WHAT TO WORK ON:
Return the material word for word. Do not include the pictures.

· · ·

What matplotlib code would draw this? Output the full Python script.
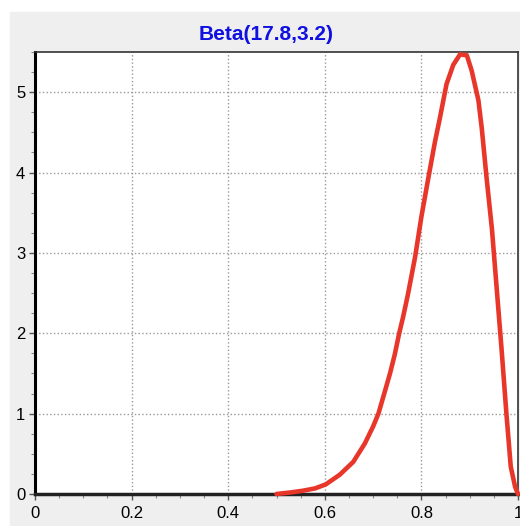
import matplotlib.pyplot as plt
from matplotlib.patches import Rectangle
from matplotlib.ticker import MultipleLocator

# points
x_vals = [0.500, 0.530, 0.554, 0.580, 0.602, 0.631, 0.659, 0.683, 0.700, 0.711,
          0.725, 0.735, 0.745, 0.754, 0.762, 0.772, 0.787, 0.800, 0.814, 0.828,
          0.838, 0.852, 0.866, 0.880, 0.894, 0.904, 0.918, 0.925, 0.935, 0.946,
          0.956, 0.966, 0.976, 0.985, 0.994, 1.000]
y_vals = [0.00, 0.02, 0.04, 0.07, 0.12, 0.24, 0.40, 0.63, 0.84, 1.00,
          1.29, 1.50, 1.74, 2.00, 2.20, 2.48, 2.95, 3.45, 3.92, 4.38,
          4.67, 5.10, 5.34, 5.47, 5.46, 5.27, 4.90, 4.55, 3.93, 3.30,
          2.55, 1.80, 1.00, 0.34, 0.09, 0.00]
x_ticks = [0, 0.2, 0.4, 0.6, 0.8, 1]
x_labels = ['0', '0.2', '0.4', '0.6', '0.8', '1']
y_ticks = [0, 1, 2, 3, 4, 5]

plt.rcParams['font.family'] = ['Liberation Sans', 'DejaVu Sans']

fig = plt.figure(figsize=(5.2, 5.26), dpi=100, facecolor='white')
fig.patches.append(Rectangle((10 / 520, 0), 1, (526 - 12) / 526,
                             transform=fig.transFigure, color='#efefef', zorder=-1))

ax = fig.add_axes([35 / 520, 32 / 526, 483 / 520, 442 / 526])
ax.set_facecolor('white')
ax.plot(x_vals, y_vals, color='#e8372a', linewidth=3.3, solid_joinstyle='round',
        solid_capstyle='round', clip_on=False, zorder=3)

ax.set_xlim(0, 1)
ax.set_ylim(0, 5.5)
ax.set_xticks(x_ticks)
ax.set_xticklabels(x_labels)
ax.set_yticks(y_ticks)
ax.xaxis.set_minor_locator(MultipleLocator(0.05))
ax.yaxis.set_minor_locator(MultipleLocator(0.25))
ax.tick_params(axis='both', which='major', length=4, width=1, color='#555555',
               labelsize=12, direction='out')
ax.tick_params(axis='both', which='minor', length=3, width=0.8, color='#888888',
               direction='out')
ax.tick_params(axis='x', pad=5)
ax.tick_params(axis='y', pad=3)

ax.grid(True, which='major', linestyle=':', color='#999999', linewidth=1)
ax.set_axisbelow(True)

ax.spines['left'].set_linewidth(2.2)
ax.spines['left'].set_color('black')
ax.spines['bottom'].set_linewidth(2.5)
ax.spines['bottom'].set_color('#222222')
ax.spines['top'].set_linewidth(1.2)
ax.spines['top'].set_color('#333333')
ax.spines['right'].set_linewidth(1.2)
ax.spines['right'].set_color('#333333')

ax.set_title('Beta(17.8,3.2)', color='#1010e0', fontweight='bold', fontsize=15,
             pad=9, x=0.478)

plt.savefig('out.png', dpi=100, facecolor=fig.get_facecolor())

· · ·

EXERCISE RESULT:
What matplotlib code would draw this? Output the full Python script.
import matplotlib.pyplot as plt
from matplotlib.patches import Rectangle
from matplotlib.ticker import MultipleLocator

# points
x_vals = [0.500, 0.530, 0.554, 0.580, 0.602, 0.631, 0.659, 0.683, 0.700, 0.711,
          0.725, 0.735, 0.745, 0.754, 0.762, 0.772, 0.787, 0.800, 0.814, 0.828,
          0.838, 0.852, 0.866, 0.880, 0.894, 0.904, 0.918, 0.925, 0.935, 0.946,
          0.956, 0.966, 0.976, 0.985, 0.994, 1.000]
y_vals = [0.00, 0.02, 0.04, 0.07, 0.12, 0.24, 0.40, 0.63, 0.84, 1.00,
          1.29, 1.50, 1.74, 2.00, 2.20, 2.48, 2.95, 3.45, 3.92, 4.38,
          4.67, 5.10, 5.34, 5.47, 5.46, 5.27, 4.90, 4.55, 3.93, 3.30,
          2.55, 1.80, 1.00, 0.34, 0.09, 0.00]
x_ticks = [0, 0.2, 0.4, 0.6, 0.8, 1]
x_labels = ['0', '0.2', '0.4', '0.6', '0.8', '1']
y_ticks = [0, 1, 2, 3, 4, 5]

plt.rcParams['font.family'] = ['Liberation Sans', 'DejaVu Sans']

fig = plt.figure(figsize=(5.2, 5.26), dpi=100, facecolor='white')
fig.patches.append(Rectangle((10 / 520, 0), 1, (526 - 12) / 526,
                             transform=fig.transFigure, color='#efefef', zorder=-1))

ax = fig.add_axes([35 / 520, 32 / 526, 483 / 520, 442 / 526])
ax.set_facecolor('white')
ax.plot(x_vals, y_vals, color='#e8372a', linewidth=3.3, solid_joinstyle='round',
        solid_capstyle='round', clip_on=False, zorder=3)

ax.set_xlim(0, 1)
ax.set_ylim(0, 5.5)
ax.set_xticks(x_ticks)
ax.set_xticklabels(x_labels)
ax.set_yticks(y_ticks)
ax.xaxis.set_minor_locator(MultipleLocator(0.05))
ax.yaxis.set_minor_locator(MultipleLocator(0.25))
ax.tick_params(axis='both', which='major', length=4, width=1, color='#555555',
               labelsize=12, direction='out')
ax.tick_params(axis='both', which='minor', length=3, width=0.8, color='#888888',
               direction='out')
ax.tick_params(axis='x', pad=5)
ax.tick_params(axis='y', pad=3)

ax.grid(True, which='major', linestyle=':', color='#999999', linewidth=1)
ax.set_axisbelow(True)

ax.spines['left'].set_linewidth(2.2)
ax.spines['left'].set_color('black')
ax.spines['bottom'].set_linewidth(2.5)
ax.spines['bottom'].set_color('#222222')
ax.spines['top'].set_linewidth(1.2)
ax.spines['top'].set_color('#333333')
ax.spines['right'].set_linewidth(1.2)
ax.spines['right'].set_color('#333333')

ax.set_title('Beta(17.8,3.2)', color='#1010e0', fontweight='bold', fontsize=15,
             pad=9, x=0.478)

plt.savefig('out.png', dpi=100, facecolor=fig.get_facecolor())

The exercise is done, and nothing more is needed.